## Recorded data:
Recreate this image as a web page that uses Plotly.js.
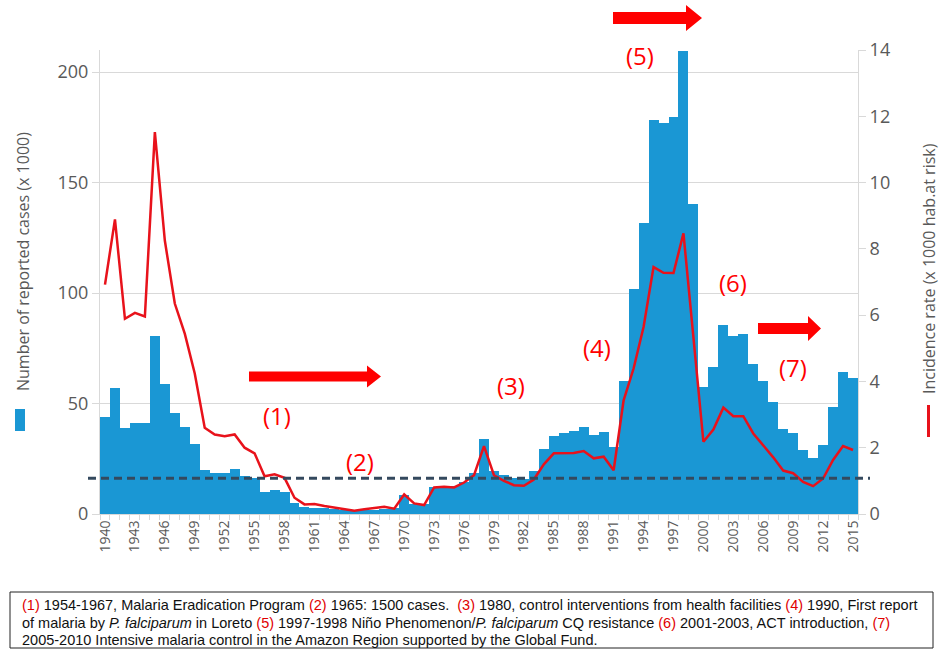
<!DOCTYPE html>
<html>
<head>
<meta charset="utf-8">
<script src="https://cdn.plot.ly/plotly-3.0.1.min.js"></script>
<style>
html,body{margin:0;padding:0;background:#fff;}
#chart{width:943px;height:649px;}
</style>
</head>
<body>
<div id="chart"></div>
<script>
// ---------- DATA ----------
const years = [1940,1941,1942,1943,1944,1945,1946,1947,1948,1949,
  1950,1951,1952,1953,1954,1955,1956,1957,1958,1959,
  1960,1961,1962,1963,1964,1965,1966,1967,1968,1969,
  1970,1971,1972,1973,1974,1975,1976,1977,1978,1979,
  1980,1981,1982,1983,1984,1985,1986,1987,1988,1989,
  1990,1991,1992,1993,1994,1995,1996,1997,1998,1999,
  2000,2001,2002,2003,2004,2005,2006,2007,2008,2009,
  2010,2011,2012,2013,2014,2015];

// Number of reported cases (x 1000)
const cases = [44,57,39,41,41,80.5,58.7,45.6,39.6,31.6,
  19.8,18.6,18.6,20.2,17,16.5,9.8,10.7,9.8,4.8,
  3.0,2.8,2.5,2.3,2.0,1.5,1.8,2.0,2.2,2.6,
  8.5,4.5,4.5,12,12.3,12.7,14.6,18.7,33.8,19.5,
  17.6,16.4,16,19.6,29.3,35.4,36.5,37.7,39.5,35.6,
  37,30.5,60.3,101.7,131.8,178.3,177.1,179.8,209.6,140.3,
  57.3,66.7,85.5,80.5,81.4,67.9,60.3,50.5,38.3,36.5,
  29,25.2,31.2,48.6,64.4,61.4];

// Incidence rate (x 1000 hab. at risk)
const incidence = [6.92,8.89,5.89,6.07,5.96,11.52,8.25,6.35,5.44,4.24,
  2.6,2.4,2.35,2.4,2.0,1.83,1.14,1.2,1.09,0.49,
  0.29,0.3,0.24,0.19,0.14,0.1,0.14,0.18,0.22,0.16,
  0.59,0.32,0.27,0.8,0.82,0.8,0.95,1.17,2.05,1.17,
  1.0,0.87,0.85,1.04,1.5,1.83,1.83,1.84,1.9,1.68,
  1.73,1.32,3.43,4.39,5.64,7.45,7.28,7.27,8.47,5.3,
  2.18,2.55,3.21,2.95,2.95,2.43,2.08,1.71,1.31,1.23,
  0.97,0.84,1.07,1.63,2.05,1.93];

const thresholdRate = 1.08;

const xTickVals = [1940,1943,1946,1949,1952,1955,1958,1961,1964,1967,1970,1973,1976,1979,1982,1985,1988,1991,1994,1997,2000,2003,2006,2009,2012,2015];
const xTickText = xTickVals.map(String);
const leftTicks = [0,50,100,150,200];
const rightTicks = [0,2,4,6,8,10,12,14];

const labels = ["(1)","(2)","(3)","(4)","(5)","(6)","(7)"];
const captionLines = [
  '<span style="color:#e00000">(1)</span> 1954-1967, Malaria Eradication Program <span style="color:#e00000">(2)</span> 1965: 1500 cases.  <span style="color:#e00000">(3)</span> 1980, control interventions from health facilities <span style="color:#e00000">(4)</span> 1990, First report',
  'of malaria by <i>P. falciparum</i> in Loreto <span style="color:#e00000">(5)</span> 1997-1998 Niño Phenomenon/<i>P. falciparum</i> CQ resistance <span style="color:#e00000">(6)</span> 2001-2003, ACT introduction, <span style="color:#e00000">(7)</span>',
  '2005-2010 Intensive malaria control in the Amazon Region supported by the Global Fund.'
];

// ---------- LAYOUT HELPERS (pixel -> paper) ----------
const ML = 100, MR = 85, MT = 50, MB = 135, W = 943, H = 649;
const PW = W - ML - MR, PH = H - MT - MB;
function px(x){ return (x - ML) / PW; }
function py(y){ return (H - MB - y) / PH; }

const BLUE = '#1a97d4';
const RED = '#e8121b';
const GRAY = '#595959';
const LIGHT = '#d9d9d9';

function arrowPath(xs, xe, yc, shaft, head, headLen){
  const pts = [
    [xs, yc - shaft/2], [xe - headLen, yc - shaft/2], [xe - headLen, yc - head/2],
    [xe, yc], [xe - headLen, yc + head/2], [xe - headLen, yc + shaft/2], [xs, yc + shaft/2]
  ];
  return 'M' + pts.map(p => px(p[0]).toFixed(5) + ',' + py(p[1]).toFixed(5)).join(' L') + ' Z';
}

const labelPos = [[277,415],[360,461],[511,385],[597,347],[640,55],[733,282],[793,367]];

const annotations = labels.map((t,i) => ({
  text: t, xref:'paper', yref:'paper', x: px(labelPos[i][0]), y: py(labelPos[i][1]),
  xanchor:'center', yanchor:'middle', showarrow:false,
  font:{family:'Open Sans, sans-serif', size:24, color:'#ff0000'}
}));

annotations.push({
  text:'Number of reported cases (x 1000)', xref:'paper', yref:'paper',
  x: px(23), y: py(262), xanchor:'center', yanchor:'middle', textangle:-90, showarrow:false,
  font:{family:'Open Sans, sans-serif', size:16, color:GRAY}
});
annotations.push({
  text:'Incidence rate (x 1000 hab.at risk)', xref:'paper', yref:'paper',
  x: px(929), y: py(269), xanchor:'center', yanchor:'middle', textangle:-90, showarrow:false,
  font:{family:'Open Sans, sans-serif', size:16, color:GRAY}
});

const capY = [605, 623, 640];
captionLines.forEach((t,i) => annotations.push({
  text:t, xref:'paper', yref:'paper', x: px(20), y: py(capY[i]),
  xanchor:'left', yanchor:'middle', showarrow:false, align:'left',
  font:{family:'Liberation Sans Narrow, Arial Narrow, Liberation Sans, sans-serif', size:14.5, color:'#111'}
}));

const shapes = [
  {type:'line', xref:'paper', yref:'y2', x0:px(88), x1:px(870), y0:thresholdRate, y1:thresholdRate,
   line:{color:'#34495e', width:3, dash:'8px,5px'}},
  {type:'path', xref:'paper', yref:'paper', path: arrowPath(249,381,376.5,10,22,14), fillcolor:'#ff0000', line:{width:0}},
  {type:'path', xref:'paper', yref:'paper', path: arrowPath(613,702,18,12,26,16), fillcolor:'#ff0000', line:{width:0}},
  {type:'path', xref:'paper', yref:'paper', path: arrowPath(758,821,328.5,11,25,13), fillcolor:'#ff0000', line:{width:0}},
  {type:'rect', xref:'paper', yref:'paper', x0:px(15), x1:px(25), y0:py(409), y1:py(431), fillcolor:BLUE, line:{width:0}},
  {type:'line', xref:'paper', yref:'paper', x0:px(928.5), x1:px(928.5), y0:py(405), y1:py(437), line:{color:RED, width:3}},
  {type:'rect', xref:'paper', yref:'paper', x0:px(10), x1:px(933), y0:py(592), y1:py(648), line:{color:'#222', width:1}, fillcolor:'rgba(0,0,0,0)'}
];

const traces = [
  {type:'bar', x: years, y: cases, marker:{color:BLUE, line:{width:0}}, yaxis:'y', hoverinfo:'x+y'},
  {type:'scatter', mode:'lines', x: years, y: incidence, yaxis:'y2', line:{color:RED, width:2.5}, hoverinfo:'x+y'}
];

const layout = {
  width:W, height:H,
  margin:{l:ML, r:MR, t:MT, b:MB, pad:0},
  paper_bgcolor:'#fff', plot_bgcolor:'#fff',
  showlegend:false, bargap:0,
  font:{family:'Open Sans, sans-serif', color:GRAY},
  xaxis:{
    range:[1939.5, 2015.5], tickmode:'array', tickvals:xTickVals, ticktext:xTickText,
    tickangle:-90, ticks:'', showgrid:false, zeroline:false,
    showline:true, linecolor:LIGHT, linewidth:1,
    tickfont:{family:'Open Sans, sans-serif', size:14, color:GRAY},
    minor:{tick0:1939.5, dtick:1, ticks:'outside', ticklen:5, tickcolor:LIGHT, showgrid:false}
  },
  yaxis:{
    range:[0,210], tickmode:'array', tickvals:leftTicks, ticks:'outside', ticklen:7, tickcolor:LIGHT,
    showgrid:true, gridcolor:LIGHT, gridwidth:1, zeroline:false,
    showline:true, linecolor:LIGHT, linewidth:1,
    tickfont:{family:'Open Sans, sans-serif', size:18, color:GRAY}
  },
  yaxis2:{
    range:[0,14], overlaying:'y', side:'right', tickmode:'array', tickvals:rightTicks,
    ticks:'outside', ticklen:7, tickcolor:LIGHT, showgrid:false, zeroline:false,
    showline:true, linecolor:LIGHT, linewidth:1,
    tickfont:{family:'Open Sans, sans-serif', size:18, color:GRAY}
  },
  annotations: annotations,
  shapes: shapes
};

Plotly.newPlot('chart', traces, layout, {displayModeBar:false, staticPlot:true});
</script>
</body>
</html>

## Problem description:
Quote, please, every line of the material above from its start through the line that has "2010,2011,2012,2013,2014,2015];", reproducing the words exactly and dropping any images.

## Reply:
Recreate this image as a web page that uses Plotly.js.
<!DOCTYPE html>
<html>
<head>
<meta charset="utf-8">
<script src="https://cdn.plot.ly/plotly-3.0.1.min.js"></script>
<style>
html,body{margin:0;padding:0;background:#fff;}
#chart{width:943px;height:649px;}
</style>
</head>
<body>
<div id="chart"></div>
<script>
// ---------- DATA ----------
const years = [1940,1941,1942,1943,1944,1945,1946,1947,1948,1949,
  1950,1951,1952,1953,1954,1955,1956,1957,1958,1959,
  1960,1961,1962,1963,1964,1965,1966,1967,1968,1969,
  1970,1971,1972,1973,1974,1975,1976,1977,1978,1979,
  1980,1981,1982,1983,1984,1985,1986,1987,1988,1989,
  1990,1991,1992,1993,1994,1995,1996,1997,1998,1999,
  2000,2001,2002,2003,2004,2005,2006,2007,2008,2009,
  2010,2011,2012,2013,2014,2015];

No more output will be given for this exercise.